→ What you need to do
Pictures do not belong in your copy. Repeat all the other data exactly.

======== Given data

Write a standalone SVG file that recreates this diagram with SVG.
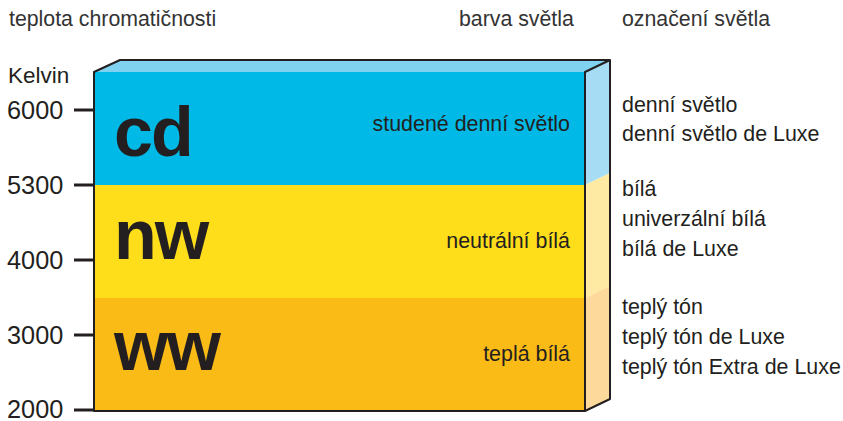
<svg xmlns="http://www.w3.org/2000/svg" width="843" height="421" viewBox="0 0 843 421">
<style>
text{font-family:"Liberation Sans",Arial,sans-serif;fill:#231f20}
.hd{font-size:21.3px;fill:#333}
.ax{font-size:25.3px}
.big{font-size:70px;font-weight:bold}
.lb{font-size:21.4px}
.tick{stroke:#231f20;stroke-width:3}
.edge{stroke:#231f20;stroke-width:2;fill:none;stroke-linejoin:round}
</style>
<rect width="843" height="421" fill="#fff"/>
<g id="headers">
<text class="hd" x="9" y="26">teplota chromatičnosti</text>
<text class="hd" x="459" y="26">barva světla</text>
<text class="hd" x="622" y="26">označení světla</text>
</g>
<g id="axis">
<text class="ax" x="8" y="83" style="font-size:22.5px">Kelvin</text>
<line class="tick" x1="74" y1="110" x2="94" y2="110"/>
<line class="tick" x1="74" y1="185" x2="94" y2="185"/>
<line class="tick" x1="74" y1="260" x2="94" y2="260"/>
<line class="tick" x1="74" y1="335" x2="94" y2="335"/>
<line class="tick" x1="74" y1="410" x2="94" y2="410"/>
<text class="ax" x="7" y="119">6000</text>
<text class="ax" x="7" y="194">5300</text>
<text class="ax" x="7" y="269">4000</text>
<text class="ax" x="7" y="344">3000</text>
<text class="ax" x="7" y="418">2000</text>
</g>
<g id="top">
<polygon points="94,72 120,60 610,60 585,72" fill="#7fd3f0"/>
</g>
<g id="cd">
<rect x="94" y="72" width="491" height="113" fill="#00b9e6"/>
<polygon points="585,72 610,60 610,173 585,185" fill="#a6dcf4"/>
<text class="big" x="114" y="156" letter-spacing="-2">cd</text>
<text class="lb" x="570" y="131" text-anchor="end">studené denní světlo</text>
<text class="lb" x="622" y="112">denní světlo</text>
<text class="lb" x="622" y="141">denní světlo de Luxe</text>
</g>
<g id="nw">
<rect x="94" y="185" width="491" height="113" fill="#fedd1b"/>
<polygon points="585,185 610,173 610,286 585,298" fill="#feeaa3"/>
<text class="big" x="114" y="259" letter-spacing="-2">nw</text>
<text class="lb" x="570" y="248" text-anchor="end">neutrální bílá</text>
<text class="lb" x="622" y="196">bílá</text>
<text class="lb" x="622" y="226">univerzální bílá</text>
<text class="lb" x="622" y="256">bílá de Luxe</text>
</g>
<g id="ww">
<rect x="94" y="298" width="491" height="113" fill="#fbbb16"/>
<polygon points="585,298 610,286 610,399 585,411" fill="#fdd99b"/>
<text class="big" x="114" y="370" letter-spacing="-2">ww</text>
<text class="lb" x="570" y="361" text-anchor="end">teplá bílá</text>
<text class="lb" x="622" y="314">teplý tón</text>
<text class="lb" x="622" y="344">teplý tón de Luxe</text>
<text class="lb" x="622" y="374">teplý tón Extra de Luxe</text>
</g>
<g id="outline">
<path class="edge" d="M94,411 V72 L120,60 H610 V399 L585,411 Z M585,411 V72 L610,60"/>
</g>
</svg>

================

→ Answer for the task
Write a standalone SVG file that recreates this diagram with SVG.
<svg xmlns="http://www.w3.org/2000/svg" width="843" height="421" viewBox="0 0 843 421">
<style>
text{font-family:"Liberation Sans",Arial,sans-serif;fill:#231f20}
.hd{font-size:21.3px;fill:#333}
.ax{font-size:25.3px}
.big{font-size:70px;font-weight:bold}
.lb{font-size:21.4px}
.tick{stroke:#231f20;stroke-width:3}
.edge{stroke:#231f20;stroke-width:2;fill:none;stroke-linejoin:round}
</style>
<rect width="843" height="421" fill="#fff"/>
<g id="headers">
<text class="hd" x="9" y="26">teplota chromatičnosti</text>
<text class="hd" x="459" y="26">barva světla</text>
<text class="hd" x="622" y="26">označení světla</text>
</g>
<g id="axis">
<text class="ax" x="8" y="83" style="font-size:22.5px">Kelvin</text>
<line class="tick" x1="74" y1="110" x2="94" y2="110"/>
<line class="tick" x1="74" y1="185" x2="94" y2="185"/>
<line class="tick" x1="74" y1="260" x2="94" y2="260"/>
<line class="tick" x1="74" y1="335" x2="94" y2="335"/>
<line class="tick" x1="74" y1="410" x2="94" y2="410"/>
<text class="ax" x="7" y="119">6000</text>
<text class="ax" x="7" y="194">5300</text>
<text class="ax" x="7" y="269">4000</text>
<text class="ax" x="7" y="344">3000</text>
<text class="ax" x="7" y="418">2000</text>
</g>
<g id="top">
<polygon points="94,72 120,60 610,60 585,72" fill="#7fd3f0"/>
</g>
<g id="cd">
<rect x="94" y="72" width="491" height="113" fill="#00b9e6"/>
<polygon points="585,72 610,60 610,173 585,185" fill="#a6dcf4"/>
<text class="big" x="114" y="156" letter-spacing="-2">cd</text>
<text class="lb" x="570" y="131" text-anchor="end">studené denní světlo</text>
<text class="lb" x="622" y="112">denní světlo</text>
<text class="lb" x="622" y="141">denní světlo de Luxe</text>
</g>
<g id="nw">
<rect x="94" y="185" width="491" height="113" fill="#fedd1b"/>
<polygon points="585,185 610,173 610,286 585,298" fill="#feeaa3"/>
<text class="big" x="114" y="259" letter-spacing="-2">nw</text>
<text class="lb" x="570" y="248" text-anchor="end">neutrální bílá</text>
<text class="lb" x="622" y="196">bílá</text>
<text class="lb" x="622" y="226">univerzální bílá</text>
<text class="lb" x="622" y="256">bílá de Luxe</text>
</g>
<g id="ww">
<rect x="94" y="298" width="491" height="113" fill="#fbbb16"/>
<polygon points="585,298 610,286 610,399 585,411" fill="#fdd99b"/>
<text class="big" x="114" y="370" letter-spacing="-2">ww</text>
<text class="lb" x="570" y="361" text-anchor="end">teplá bílá</text>
<text class="lb" x="622" y="314">teplý tón</text>
<text class="lb" x="622" y="344">teplý tón de Luxe</text>
<text class="lb" x="622" y="374">teplý tón Extra de Luxe</text>
</g>
<g id="outline">
<path class="edge" d="M94,411 V72 L120,60 H610 V399 L585,411 Z M585,411 V72 L610,60"/>
</g>
</svg>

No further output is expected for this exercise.